* [Extracted entries]:

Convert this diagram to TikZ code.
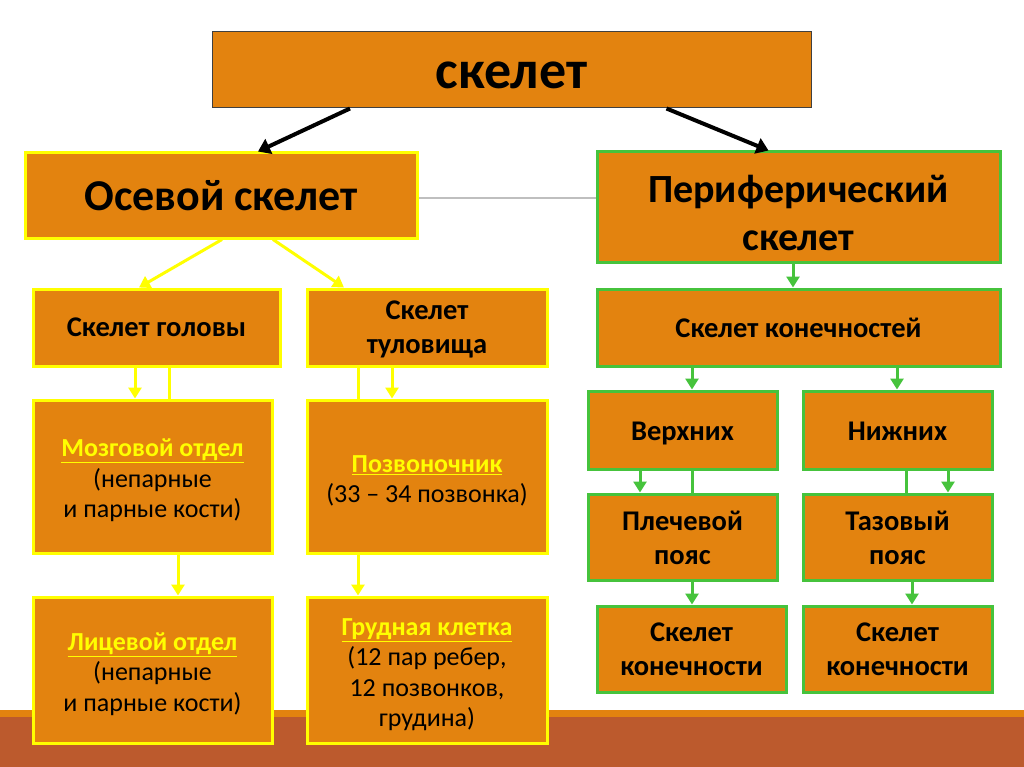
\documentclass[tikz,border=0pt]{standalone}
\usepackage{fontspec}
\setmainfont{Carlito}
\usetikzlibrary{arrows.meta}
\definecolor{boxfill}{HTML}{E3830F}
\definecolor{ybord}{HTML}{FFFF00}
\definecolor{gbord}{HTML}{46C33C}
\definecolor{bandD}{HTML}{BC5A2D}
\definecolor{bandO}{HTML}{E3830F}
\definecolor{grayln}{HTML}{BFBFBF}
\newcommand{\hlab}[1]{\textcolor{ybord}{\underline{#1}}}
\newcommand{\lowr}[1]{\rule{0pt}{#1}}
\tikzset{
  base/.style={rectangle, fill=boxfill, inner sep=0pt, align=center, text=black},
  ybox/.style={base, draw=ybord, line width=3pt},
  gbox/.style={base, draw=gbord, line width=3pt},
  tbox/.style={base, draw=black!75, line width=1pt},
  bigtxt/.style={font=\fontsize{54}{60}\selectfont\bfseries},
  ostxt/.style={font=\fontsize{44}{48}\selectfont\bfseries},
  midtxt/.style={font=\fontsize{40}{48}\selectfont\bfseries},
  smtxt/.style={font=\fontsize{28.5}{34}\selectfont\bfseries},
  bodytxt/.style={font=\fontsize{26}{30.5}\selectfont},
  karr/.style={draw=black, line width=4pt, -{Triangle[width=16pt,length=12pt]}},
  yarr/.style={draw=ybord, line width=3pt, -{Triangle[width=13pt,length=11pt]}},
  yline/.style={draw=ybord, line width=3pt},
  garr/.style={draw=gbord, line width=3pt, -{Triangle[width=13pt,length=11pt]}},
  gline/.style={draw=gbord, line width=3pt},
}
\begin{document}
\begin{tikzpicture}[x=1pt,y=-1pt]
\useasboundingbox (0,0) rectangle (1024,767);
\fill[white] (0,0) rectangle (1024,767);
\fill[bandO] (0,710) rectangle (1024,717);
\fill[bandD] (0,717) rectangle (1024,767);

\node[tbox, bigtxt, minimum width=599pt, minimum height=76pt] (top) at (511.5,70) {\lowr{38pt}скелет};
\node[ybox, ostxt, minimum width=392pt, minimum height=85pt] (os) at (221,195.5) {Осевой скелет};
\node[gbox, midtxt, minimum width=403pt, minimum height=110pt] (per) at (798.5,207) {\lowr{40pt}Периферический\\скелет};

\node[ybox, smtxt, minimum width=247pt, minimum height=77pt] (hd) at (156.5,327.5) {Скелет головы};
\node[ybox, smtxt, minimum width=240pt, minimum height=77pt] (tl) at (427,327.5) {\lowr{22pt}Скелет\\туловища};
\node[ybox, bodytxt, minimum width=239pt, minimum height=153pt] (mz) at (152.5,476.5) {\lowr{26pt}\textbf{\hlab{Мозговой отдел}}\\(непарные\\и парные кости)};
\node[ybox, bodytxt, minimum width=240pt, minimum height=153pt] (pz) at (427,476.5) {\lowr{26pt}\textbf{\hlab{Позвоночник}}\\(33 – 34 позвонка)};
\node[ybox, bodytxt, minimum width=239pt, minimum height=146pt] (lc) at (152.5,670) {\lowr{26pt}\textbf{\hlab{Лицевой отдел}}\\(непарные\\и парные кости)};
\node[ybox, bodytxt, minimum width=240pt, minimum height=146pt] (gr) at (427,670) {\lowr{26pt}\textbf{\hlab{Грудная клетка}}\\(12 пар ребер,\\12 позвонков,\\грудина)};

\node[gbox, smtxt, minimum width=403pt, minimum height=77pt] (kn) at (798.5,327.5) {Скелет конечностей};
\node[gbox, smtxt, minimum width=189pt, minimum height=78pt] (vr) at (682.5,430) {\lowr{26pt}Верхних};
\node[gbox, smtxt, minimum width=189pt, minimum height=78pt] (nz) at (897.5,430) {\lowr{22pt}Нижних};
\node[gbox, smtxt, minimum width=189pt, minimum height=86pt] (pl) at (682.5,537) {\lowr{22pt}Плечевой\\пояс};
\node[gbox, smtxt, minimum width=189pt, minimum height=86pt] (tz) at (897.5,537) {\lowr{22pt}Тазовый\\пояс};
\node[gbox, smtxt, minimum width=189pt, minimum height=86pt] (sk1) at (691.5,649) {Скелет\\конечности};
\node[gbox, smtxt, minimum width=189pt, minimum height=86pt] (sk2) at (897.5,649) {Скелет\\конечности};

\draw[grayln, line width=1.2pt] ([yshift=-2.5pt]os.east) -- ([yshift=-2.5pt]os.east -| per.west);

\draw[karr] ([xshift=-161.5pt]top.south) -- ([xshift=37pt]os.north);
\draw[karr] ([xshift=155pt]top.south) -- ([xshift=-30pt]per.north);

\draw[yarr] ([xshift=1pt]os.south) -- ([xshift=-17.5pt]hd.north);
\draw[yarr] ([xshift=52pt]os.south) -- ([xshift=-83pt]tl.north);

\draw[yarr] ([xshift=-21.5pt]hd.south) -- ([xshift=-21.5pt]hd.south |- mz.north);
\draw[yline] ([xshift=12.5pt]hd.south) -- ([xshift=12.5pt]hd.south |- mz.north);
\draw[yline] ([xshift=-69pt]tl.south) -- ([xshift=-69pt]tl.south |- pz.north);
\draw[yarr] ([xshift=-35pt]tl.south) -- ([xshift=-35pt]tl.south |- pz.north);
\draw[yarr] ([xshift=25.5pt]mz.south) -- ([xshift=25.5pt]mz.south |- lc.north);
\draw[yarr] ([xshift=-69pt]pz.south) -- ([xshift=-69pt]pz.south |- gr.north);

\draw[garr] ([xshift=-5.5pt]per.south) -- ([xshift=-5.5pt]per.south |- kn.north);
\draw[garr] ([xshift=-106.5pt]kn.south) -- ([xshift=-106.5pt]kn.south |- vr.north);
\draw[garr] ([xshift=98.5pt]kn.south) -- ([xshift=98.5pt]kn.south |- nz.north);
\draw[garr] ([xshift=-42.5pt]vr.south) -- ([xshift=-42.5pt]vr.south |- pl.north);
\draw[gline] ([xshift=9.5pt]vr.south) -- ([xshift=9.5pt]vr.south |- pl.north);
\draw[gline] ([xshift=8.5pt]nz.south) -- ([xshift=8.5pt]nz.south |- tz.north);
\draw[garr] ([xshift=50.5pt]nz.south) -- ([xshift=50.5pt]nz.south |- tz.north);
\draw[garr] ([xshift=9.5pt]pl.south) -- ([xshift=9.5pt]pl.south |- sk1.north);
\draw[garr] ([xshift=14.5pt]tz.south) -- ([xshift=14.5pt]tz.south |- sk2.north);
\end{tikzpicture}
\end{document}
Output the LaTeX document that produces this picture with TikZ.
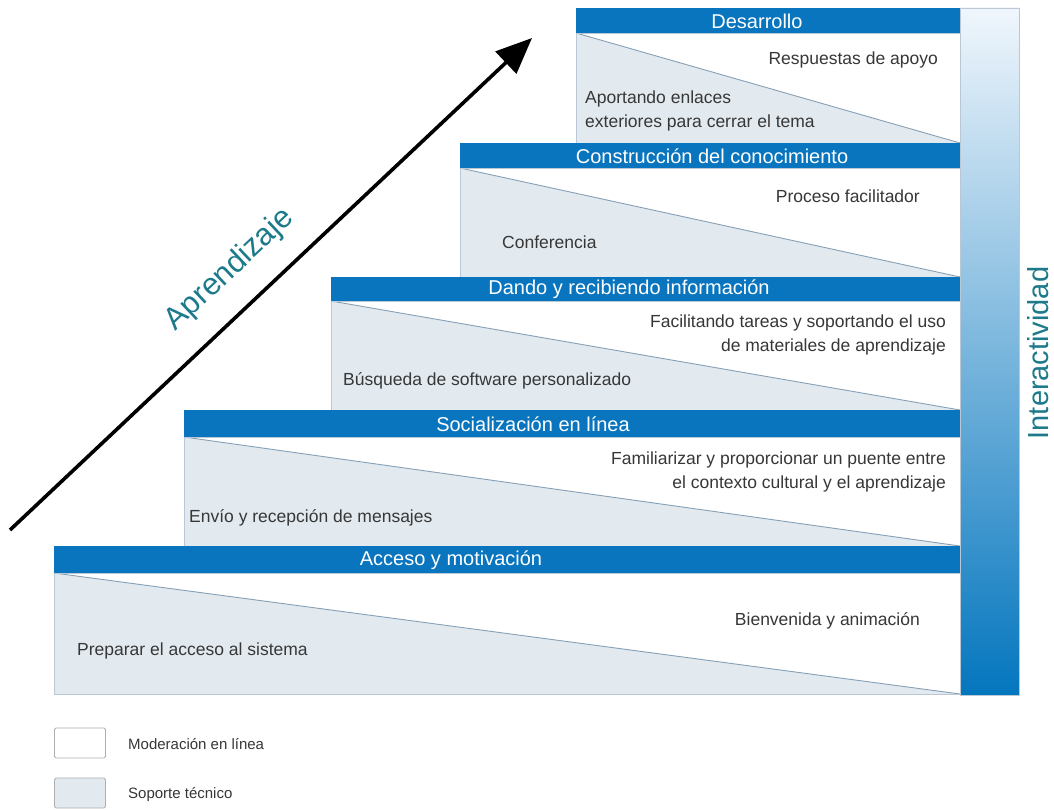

* [Problem requirements]:
Pick out each line above that includes "this" and show it.

* [Task result]:
Convert this diagram to TikZ code.
Output the LaTeX document that produces this picture with TikZ.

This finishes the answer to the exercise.